Open tonyhutter opened 4 years ago

tonyhutter commented 4 years ago

We should consider adding compression in SCR. We mention wanting to do it in https://computing.llnl.gov/projects/scalable-checkpoint-restart-for-mpi and in src/scr_io.c:

/* TODO: could perhaps use O_DIRECT here as an optimization */
/* TODO: could apply compression/decompression here */
/* copy src_file (full path) to dest_path and return new full path in dest_file */
int scr_file_copy(
  const char* src_file,
  const char* dst_file,
  unsigned long buf_size,
  uLong* crc)
{
...

I can see cases where it would be beneficial, and cases where it wouldn't. If we did it, I'd recommend we use zstandard (https://github.com/facebook/zstd) which is currently the best compressor/decompressor out there.

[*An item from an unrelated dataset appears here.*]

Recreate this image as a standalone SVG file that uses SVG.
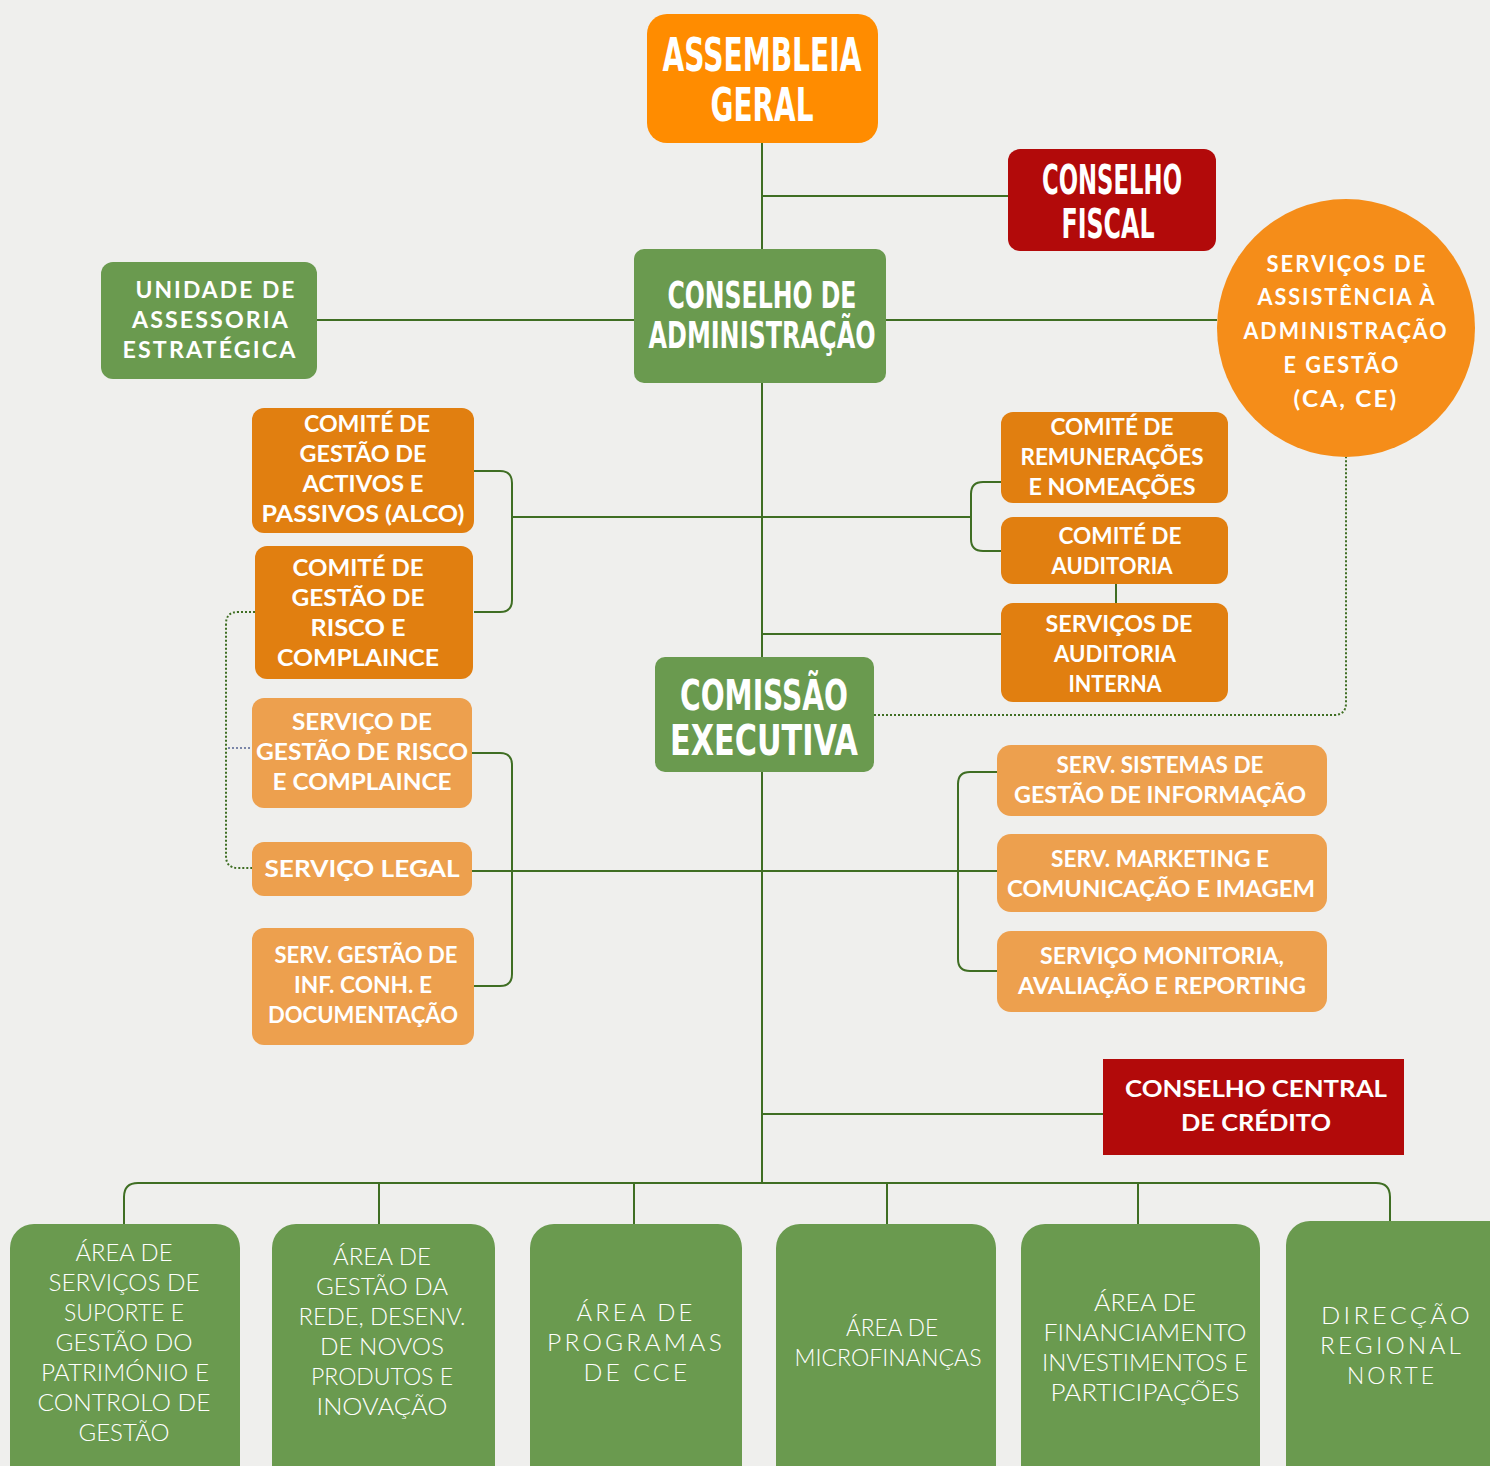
<svg xmlns="http://www.w3.org/2000/svg" width="1490" height="1466" viewBox="0 0 1490 1466">
<defs>
<style>
.bg{fill:#efefed}
.g{fill:#6a9a4f}
.o1{fill:#ff8c00}
.o2{fill:#e17f10}
.o3{fill:#eda04e}
.oc{fill:#f58d19}
.r{fill:#b20a0a}
.ln{fill:none;stroke:#3f6e23;stroke-width:2}
.dot{fill:none;stroke:#3f6e23;stroke-width:2;stroke-dasharray:2 2}
.dotb{fill:none;stroke:#7b86a8;stroke-width:2;stroke-dasharray:2 2}
.tt{font-family:"Liberation Sans Narrow","DejaVu Sans Condensed","DejaVu Sans",sans-serif;font-weight:700;fill:#fff;text-anchor:middle}
.tx{font-family:Lato,"Open Sans","DejaVu Sans",sans-serif;font-weight:700;font-size:22px;fill:#fff;text-anchor:middle}
.ts{font-family:Lato,"Open Sans","DejaVu Sans",sans-serif;font-weight:700;font-size:22px;letter-spacing:2px;fill:#fff;text-anchor:middle}
.tl{font-family:Lato,"Open Sans","DejaVu Sans",sans-serif;font-weight:300;font-size:23px;fill:#fff;text-anchor:middle}
.tw{font-family:Lato,"Open Sans","DejaVu Sans",sans-serif;font-weight:300;font-size:23px;letter-spacing:3px;fill:#fff;text-anchor:middle}
</style>
</defs>
<rect class="bg" x="0" y="0" width="1490" height="1466"/>

<g id="connectors">
<path class="ln" d="M762,143 V1183"/>
<path class="ln" d="M762,196 H1008"/>
<path class="ln" d="M317,320 H634"/>
<path class="ln" d="M886,320 H1217"/>
<path class="ln" d="M474,471 H500 Q512,471 512,483 V600 Q512,612 500,612 H474"/>
<path class="ln" d="M512,517 H762"/>
<path class="ln" d="M762,517 H971"/>
<path class="ln" d="M1001,482 H983 Q971,482 971,494 V539 Q971,551 983,551 H1001"/>
<path class="ln" d="M1116,584 V603"/>
<path class="ln" d="M762,634 H1001"/>
<path class="dot" d="M874,715 H1334 Q1346,715 1346,703 V452"/>
<path class="ln" d="M472,753 H500 Q512,753 512,765 V974 Q512,986 500,986 H474"/>
<path class="ln" d="M472,871 H997"/>
<path class="ln" d="M997,772 H970 Q958,772 958,784 V959 Q958,971 970,971 H997"/>
<path class="dot" d="M255,612 H238 Q226,612 226,624 V856 Q226,868 238,868 H252"/>
<path class="dotb" d="M228,748 H252"/>
<path class="ln" d="M762,1114 H1103"/>
<path class="ln" d="M124,1224 V1197 Q124,1183 138,1183 H1376 Q1390,1183 1390,1197 V1221"/>
<path class="ln" d="M379,1183 V1224"/>
<path class="ln" d="M634,1183 V1224"/>
<path class="ln" d="M887,1183 V1224"/>
<path class="ln" d="M1138,1183 V1224"/>
</g>

<g id="assembleia-geral">
<rect class="o1" x="647" y="14" width="231" height="129" rx="20"/>
<text class="tt" font-size="47" x="762" y="71" textLength="199" lengthAdjust="spacingAndGlyphs">ASSEMBLEIA</text>
<text class="tt" font-size="47" x="762" y="121" textLength="103" lengthAdjust="spacingAndGlyphs">GERAL</text>
</g>

<g id="conselho-fiscal">
<rect class="r" x="1008" y="149" width="208" height="102" rx="12"/>
<text class="tt" font-size="41" x="1112" y="194" textLength="140" lengthAdjust="spacingAndGlyphs">CONSELHO</text>
<text class="tt" font-size="41" x="1108" y="238" textLength="93" lengthAdjust="spacingAndGlyphs">FISCAL</text>
</g>

<g id="conselho-administracao">
<rect class="g" x="634" y="249" width="252" height="134" rx="10"/>
<text class="tt" font-size="38" x="762" y="308" textLength="189" lengthAdjust="spacingAndGlyphs">CONSELHO DE</text>
<text class="tt" font-size="38" x="762" y="348" textLength="227" lengthAdjust="spacingAndGlyphs">ADMINISTRAÇÃO</text>
</g>

<g id="unidade-assessoria">
<rect class="g" x="101" y="262" width="216" height="117" rx="12"/>
<text class="ts" x="216" y="298" textLength="161" lengthAdjust="spacingAndGlyphs">UNIDADE DE</text>
<text class="ts" x="211" y="328" textLength="158" lengthAdjust="spacingAndGlyphs">ASSESSORIA</text>
<text class="ts" x="210" y="358" textLength="175" lengthAdjust="spacingAndGlyphs">ESTRATÉGICA</text>
</g>

<g id="servicos-assistencia">
<circle class="oc" cx="1346" cy="328" r="129"/>
<text class="ts" x="1347" y="272" textLength="161" lengthAdjust="spacingAndGlyphs">SERVIÇOS DE</text>
<text class="ts" x="1347" y="305" textLength="179" lengthAdjust="spacingAndGlyphs">ASSISTÊNCIA À</text>
<text class="ts" x="1346" y="339" textLength="205" lengthAdjust="spacingAndGlyphs">ADMINISTRAÇÃO</text>
<text class="ts" x="1342" y="373" textLength="117" lengthAdjust="spacingAndGlyphs">E GESTÃO</text>
<text class="ts" x="1346" y="407" textLength="105" lengthAdjust="spacingAndGlyphs">(CA, CE)</text>
</g>

<g id="comite-alco">
<rect class="o2" x="252" y="408" width="222" height="125" rx="12"/>
<text class="tx" x="367" y="432" textLength="126" lengthAdjust="spacingAndGlyphs">COMITÉ DE</text>
<text class="tx" x="363" y="462" textLength="127" lengthAdjust="spacingAndGlyphs">GESTÃO DE</text>
<text class="tx" x="363" y="492" textLength="121" lengthAdjust="spacingAndGlyphs">ACTIVOS E</text>
<text class="tx" x="363" y="522" textLength="203" lengthAdjust="spacingAndGlyphs">PASSIVOS (ALCO)</text>
</g>

<g id="comite-risco">
<rect class="o2" x="255" y="546" width="218" height="133" rx="12"/>
<text class="tx" x="358" y="576" textLength="131" lengthAdjust="spacingAndGlyphs">COMITÉ DE</text>
<text class="tx" x="358" y="606" textLength="133" lengthAdjust="spacingAndGlyphs">GESTÃO DE</text>
<text class="tx" x="358" y="636" textLength="95" lengthAdjust="spacingAndGlyphs">RISCO E</text>
<text class="tx" x="358" y="666" textLength="162" lengthAdjust="spacingAndGlyphs">COMPLAINCE</text>
</g>

<g id="servico-gestao-risco">
<rect class="o3" x="252" y="698" width="220" height="110" rx="12"/>
<text class="tx" x="362" y="730" textLength="140" lengthAdjust="spacingAndGlyphs">SERVIÇO DE</text>
<text class="tx" x="362" y="760" textLength="212" lengthAdjust="spacingAndGlyphs">GESTÃO DE RISCO</text>
<text class="tx" x="362" y="790" textLength="179" lengthAdjust="spacingAndGlyphs">E COMPLAINCE</text>
</g>

<g id="servico-legal">
<rect class="o3" x="252" y="842" width="220" height="54" rx="12"/>
<text class="tx" x="362" y="877" textLength="195" lengthAdjust="spacingAndGlyphs">SERVIÇO LEGAL</text>
</g>

<g id="serv-gestao-inf">
<rect class="o3" x="252" y="928" width="222" height="117" rx="12"/>
<text class="tx" x="366" y="963" textLength="183" lengthAdjust="spacingAndGlyphs">SERV. GESTÃO DE</text>
<text class="tx" x="363" y="993" textLength="138" lengthAdjust="spacingAndGlyphs">INF. CONH. E</text>
<text class="tx" x="363" y="1023" textLength="190" lengthAdjust="spacingAndGlyphs">DOCUMENTAÇÃO</text>
</g>

<g id="comite-remuneracoes">
<rect class="o2" x="1001" y="412" width="227" height="91" rx="12"/>
<text class="tx" x="1112" y="435" textLength="123" lengthAdjust="spacingAndGlyphs">COMITÉ DE</text>
<text class="tx" x="1112" y="465" textLength="183" lengthAdjust="spacingAndGlyphs">REMUNERAÇÕES</text>
<text class="tx" x="1112" y="495" textLength="167" lengthAdjust="spacingAndGlyphs">E NOMEAÇÕES</text>
</g>

<g id="comite-auditoria">
<rect class="o2" x="1001" y="517" width="227" height="67" rx="12"/>
<text class="tx" x="1120" y="544" textLength="123" lengthAdjust="spacingAndGlyphs">COMITÉ DE</text>
<text class="tx" x="1112" y="574" textLength="121" lengthAdjust="spacingAndGlyphs">AUDITORIA</text>
</g>

<g id="servicos-auditoria-interna">
<rect class="o2" x="1001" y="603" width="227" height="99" rx="12"/>
<text class="tx" x="1119" y="632" textLength="147" lengthAdjust="spacingAndGlyphs">SERVIÇOS DE</text>
<text class="tx" x="1115" y="662" textLength="122" lengthAdjust="spacingAndGlyphs">AUDITORIA</text>
<text class="tx" x="1115" y="692" textLength="93" lengthAdjust="spacingAndGlyphs">INTERNA</text>
</g>

<g id="comissao-executiva">
<rect class="g" x="655" y="657" width="219" height="115" rx="10"/>
<text class="tt" font-size="42" x="764" y="710" textLength="168" lengthAdjust="spacingAndGlyphs">COMISSÃO</text>
<text class="tt" font-size="42" x="764" y="755" textLength="188" lengthAdjust="spacingAndGlyphs">EXECUTIVA</text>
</g>

<g id="serv-sistemas">
<rect class="o3" x="997" y="745" width="330" height="71" rx="14"/>
<text class="tx" x="1160" y="773" textLength="207" lengthAdjust="spacingAndGlyphs">SERV. SISTEMAS DE</text>
<text class="tx" x="1160" y="803" textLength="292" lengthAdjust="spacingAndGlyphs">GESTÃO DE INFORMAÇÃO</text>
</g>

<g id="serv-marketing">
<rect class="o3" x="997" y="834" width="330" height="78" rx="14"/>
<text class="tx" x="1160" y="867" textLength="218" lengthAdjust="spacingAndGlyphs">SERV. MARKETING E</text>
<text class="tx" x="1161" y="897" textLength="308" lengthAdjust="spacingAndGlyphs">COMUNICAÇÃO E IMAGEM</text>
</g>

<g id="servico-monitoria">
<rect class="o3" x="997" y="931" width="330" height="81" rx="14"/>
<text class="tx" x="1162" y="964" textLength="244" lengthAdjust="spacingAndGlyphs">SERVIÇO MONITORIA,</text>
<text class="tx" x="1162" y="994" textLength="288" lengthAdjust="spacingAndGlyphs">AVALIAÇÃO E REPORTING</text>
</g>

<g id="conselho-central-credito">
<rect class="r" x="1103" y="1059" width="301" height="96"/>
<text class="tx" font-size="23" x="1256" y="1097" textLength="262" lengthAdjust="spacingAndGlyphs">CONSELHO CENTRAL</text>
<text class="tx" font-size="23" x="1256" y="1131" textLength="150" lengthAdjust="spacingAndGlyphs">DE CRÉDITO</text>
</g>

<g id="area-suporte">
<rect class="g" x="10" y="1224" width="230" height="280" rx="24"/>
<text class="tl" x="124" y="1261" textLength="97" lengthAdjust="spacingAndGlyphs">ÁREA DE</text>
<text class="tl" x="124" y="1291" textLength="151" lengthAdjust="spacingAndGlyphs">SERVIÇOS DE</text>
<text class="tl" x="124" y="1321" textLength="120" lengthAdjust="spacingAndGlyphs">SUPORTE E</text>
<text class="tl" x="124" y="1351" textLength="137" lengthAdjust="spacingAndGlyphs">GESTÃO DO</text>
<text class="tl" x="125" y="1381" textLength="168" lengthAdjust="spacingAndGlyphs">PATRIMÓNIO E</text>
<text class="tl" x="124" y="1411" textLength="173" lengthAdjust="spacingAndGlyphs">CONTROLO DE</text>
<text class="tl" x="124" y="1441" textLength="91" lengthAdjust="spacingAndGlyphs">GESTÃO</text>
</g>

<g id="area-gestao-rede">
<rect class="g" x="272" y="1224" width="223" height="280" rx="24"/>
<text class="tl" x="382" y="1265" textLength="98" lengthAdjust="spacingAndGlyphs">ÁREA DE</text>
<text class="tl" x="382" y="1295" textLength="132" lengthAdjust="spacingAndGlyphs">GESTÃO DA</text>
<text class="tl" x="382" y="1325" textLength="167" lengthAdjust="spacingAndGlyphs">REDE, DESENV.</text>
<text class="tl" x="382" y="1355" textLength="124" lengthAdjust="spacingAndGlyphs">DE NOVOS</text>
<text class="tl" x="382" y="1385" textLength="142" lengthAdjust="spacingAndGlyphs">PRODUTOS E</text>
<text class="tl" x="382" y="1415" textLength="131" lengthAdjust="spacingAndGlyphs">INOVAÇÃO</text>
</g>

<g id="area-programas-cce">
<rect class="g" x="530" y="1224" width="212" height="280" rx="24"/>
<text class="tw" x="636" y="1321" textLength="119" lengthAdjust="spacingAndGlyphs">ÁREA DE</text>
<text class="tw" x="636" y="1351" textLength="178" lengthAdjust="spacingAndGlyphs">PROGRAMAS</text>
<text class="tw" x="637" y="1381" textLength="107" lengthAdjust="spacingAndGlyphs">DE CCE</text>
</g>

<g id="area-microfinancas">
<rect class="g" x="776" y="1224" width="220" height="280" rx="24"/>
<text class="tl" x="892" y="1336" textLength="92" lengthAdjust="spacingAndGlyphs">ÁREA DE</text>
<text class="tl" x="888" y="1366" textLength="187" lengthAdjust="spacingAndGlyphs">MICROFINANÇAS</text>
</g>

<g id="area-financiamento">
<rect class="g" x="1021" y="1224" width="239" height="280" rx="24"/>
<text class="tl" x="1145" y="1311" textLength="102" lengthAdjust="spacingAndGlyphs">ÁREA DE</text>
<text class="tl" x="1145" y="1341" textLength="203" lengthAdjust="spacingAndGlyphs">FINANCIAMENTO</text>
<text class="tl" x="1145" y="1371" textLength="206" lengthAdjust="spacingAndGlyphs">INVESTIMENTOS E</text>
<text class="tl" x="1145" y="1401" textLength="189" lengthAdjust="spacingAndGlyphs">PARTICIPAÇÕES</text>
</g>

<g id="direccao-regional-norte">
<rect class="g" x="1286" y="1221" width="230" height="283" rx="24"/>
<text class="tw" x="1397" y="1324" textLength="152" lengthAdjust="spacingAndGlyphs">DIRECÇÃO</text>
<text class="tw" x="1392" y="1354" textLength="144" lengthAdjust="spacingAndGlyphs">REGIONAL</text>
<text class="tw" x="1392" y="1384" textLength="90" lengthAdjust="spacingAndGlyphs">NORTE</text>
</g>
</svg>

adammoody commented 4 years ago

We have had research efforts looking at compression in the past (both lossless and lossy). For lossless compression, I think we got about 10-20% savings in size. Most of the data in these applications are floating point, which is difficult to compress. Lossy compression can do much better, but for that, one has to work with the application developers to figure out how much loss is tolerable.

There were some old compression functions in SCR that I had experimented with once. In case that's helpful later: https://github.com/LLNL/scr/blob/legacy/src/scr_compress.c

A little off topic, but related... for users who are willing to let us compress their files, they might also be willing to let us combine their many files into fewer files. We had something like that in the old SCR called "containers". This basically appended data from MPI ranks back-to-back into large, fixed-size container files. For that, you have to do some math to determine where each rank needs to write its data in those container files: https://github.com/LLNL/scr/blob/68414920bf40f85afce8c88c9b042ba30a928f49/src/scr_flush.c#L394 https://github.com/LLNL/scr/blob/68414920bf40f85afce8c88c9b042ba30a928f49/src/scr_flush.c#L649 https://github.com/LLNL/scr/blob/68414920bf40f85afce8c88c9b042ba30a928f49/src/scr_flush_sync.c#L100

That info was maintained in the SCR metadata for the dataset, and we used that info to read the files back out: https://github.com/LLNL/scr/blob/68414920bf40f85afce8c88c9b042ba30a928f49/src/scr_fetch.c#L141

This data compression and file aggregation would be very useful for the memory-based interface of VeloC.